The final presentation of the "Diptych Series" subverted the convention of staring at a woman’s chest. The acknowledgement of the models in the formation and concept of the objects they wore gave them power to engage the viewer in dialogue about the artwork. Thus the power was shifted away from the gaze of the viewer to the presence of the model.
"Diptych Series" 2012 This set of diptychs most directly confronts the viewer. It reverses the gaze. It stares back. The piece is a direct response to a conversation about secrecy with the young dominatrix who wore them. While her vocation would suggest a devil-may-care attitude, she was not without self-imposed regulation regarding her body and how it could be viewed, as well as her lifestyle. When I asked her if the viewfinder covering her right-hand breast could offer an actual view of her nipple underneath, she protested. Instead, a viewer who came near enough to look inside the viewfinder saw a flesh colored swatch of leather that simply read, “No.”
"Receipt Series" 2007-2011 Over a four-year period I collected every single receipt from every purchase I made. I grouped them by year. After time passed I revisited the receipts and based on the identity I had attempted to construct for myself the year of those purchases, I designed an article of clothing out of actual purchase slips; a coat, a wedding dress, a business suit, a party dress. The resulting series is an intimate biographical sketch that speaks to a wider social narrative of consumerism as costume. While the country was in the throes of global financial crisis, I was asked to participate in guerilla art installation at the Los Angeles County Museum of Art. This exhibition coincided with one of the wettest, coldest days Los Angeles had seen in years. The inclement weather furthered the idea of purchased identity as false coverage.

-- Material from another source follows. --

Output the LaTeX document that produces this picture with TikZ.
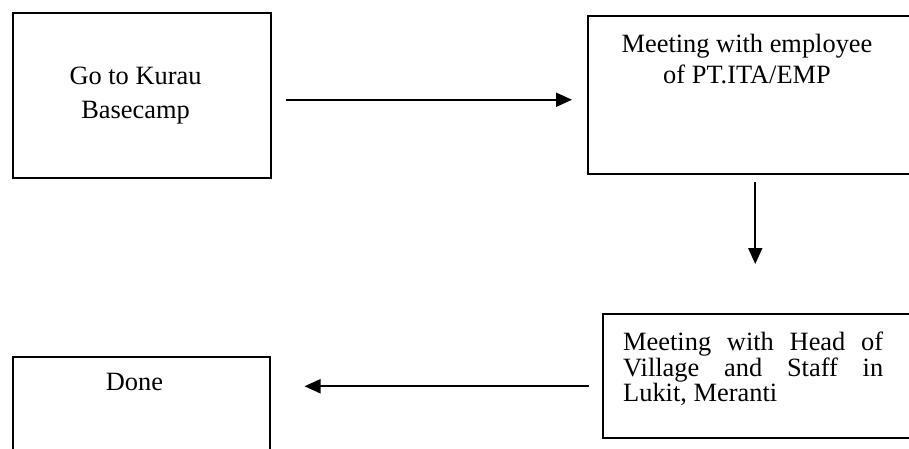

The "Receipt Series" (detail) garments are made from my own saved receipts. Thus this work becomes an intimate narrative when the viewer draws close. The ephemeral nature of memory is also the subject, as time wears away the print on each piece. What I bought, when, and where are all presented. The reasons for the purchases, however, are ambiguous. The form hints at explanation, but much of the rationalization is left to the viewer. As time passes the narrative becomes more indistinct. Receipts are common objects. They are therefore highly relatable. Through this series I have witnessed that universality is in the minutia. The more intimately a work is constructed, the more universal it becomes.
"Suit" 2011, the artist's saved receipts
"Wedding Gown" 2008, The receipt clothes are meticulously crafted and not immediately recognizable as paper. This effect of making the viewer double-take the artwork invites them to question the objects further. In doing so the viewer is also made to question other assumptions they might have held.